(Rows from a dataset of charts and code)

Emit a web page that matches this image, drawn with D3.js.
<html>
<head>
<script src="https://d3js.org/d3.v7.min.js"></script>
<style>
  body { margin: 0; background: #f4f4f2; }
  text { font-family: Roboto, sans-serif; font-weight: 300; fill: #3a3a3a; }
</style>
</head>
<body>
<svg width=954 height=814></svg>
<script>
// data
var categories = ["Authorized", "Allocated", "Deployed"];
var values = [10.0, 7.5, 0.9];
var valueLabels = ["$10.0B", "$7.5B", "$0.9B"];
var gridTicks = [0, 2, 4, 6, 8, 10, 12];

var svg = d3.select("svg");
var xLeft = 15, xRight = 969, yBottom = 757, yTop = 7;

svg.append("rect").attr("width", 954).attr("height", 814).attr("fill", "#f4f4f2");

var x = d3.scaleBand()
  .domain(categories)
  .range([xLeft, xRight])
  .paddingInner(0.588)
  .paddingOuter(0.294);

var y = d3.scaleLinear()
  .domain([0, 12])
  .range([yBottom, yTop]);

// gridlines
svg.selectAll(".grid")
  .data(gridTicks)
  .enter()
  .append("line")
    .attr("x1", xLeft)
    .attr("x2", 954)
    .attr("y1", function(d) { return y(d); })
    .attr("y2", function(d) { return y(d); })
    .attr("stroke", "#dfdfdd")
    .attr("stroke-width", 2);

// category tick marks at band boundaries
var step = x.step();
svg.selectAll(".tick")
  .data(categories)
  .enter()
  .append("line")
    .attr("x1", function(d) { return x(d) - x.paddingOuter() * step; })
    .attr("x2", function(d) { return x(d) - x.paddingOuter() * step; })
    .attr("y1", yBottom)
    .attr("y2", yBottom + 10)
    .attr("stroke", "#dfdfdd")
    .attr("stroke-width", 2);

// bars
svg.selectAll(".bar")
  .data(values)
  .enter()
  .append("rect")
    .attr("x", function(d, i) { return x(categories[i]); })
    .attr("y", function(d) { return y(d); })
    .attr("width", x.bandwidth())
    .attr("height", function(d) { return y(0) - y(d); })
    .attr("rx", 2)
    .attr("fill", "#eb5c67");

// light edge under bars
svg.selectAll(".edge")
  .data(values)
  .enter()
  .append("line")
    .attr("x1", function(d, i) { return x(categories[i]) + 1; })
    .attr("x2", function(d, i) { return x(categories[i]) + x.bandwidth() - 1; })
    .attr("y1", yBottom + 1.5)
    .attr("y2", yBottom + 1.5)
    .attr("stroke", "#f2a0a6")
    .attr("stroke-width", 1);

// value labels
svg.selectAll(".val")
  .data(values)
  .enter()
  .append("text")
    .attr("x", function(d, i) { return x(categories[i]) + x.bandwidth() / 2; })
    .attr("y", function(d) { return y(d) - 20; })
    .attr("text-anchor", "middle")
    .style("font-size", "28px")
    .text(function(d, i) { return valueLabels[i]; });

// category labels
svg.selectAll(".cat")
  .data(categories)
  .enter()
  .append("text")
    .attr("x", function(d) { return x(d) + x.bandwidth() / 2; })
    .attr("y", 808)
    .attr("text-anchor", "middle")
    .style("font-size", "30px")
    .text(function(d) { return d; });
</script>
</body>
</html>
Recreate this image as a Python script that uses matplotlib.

_PROMPT_: Work through the records above line by line and count those that hold the string "script". Give only the result.

_RESPONSE TO THIS EXERCISE_: 4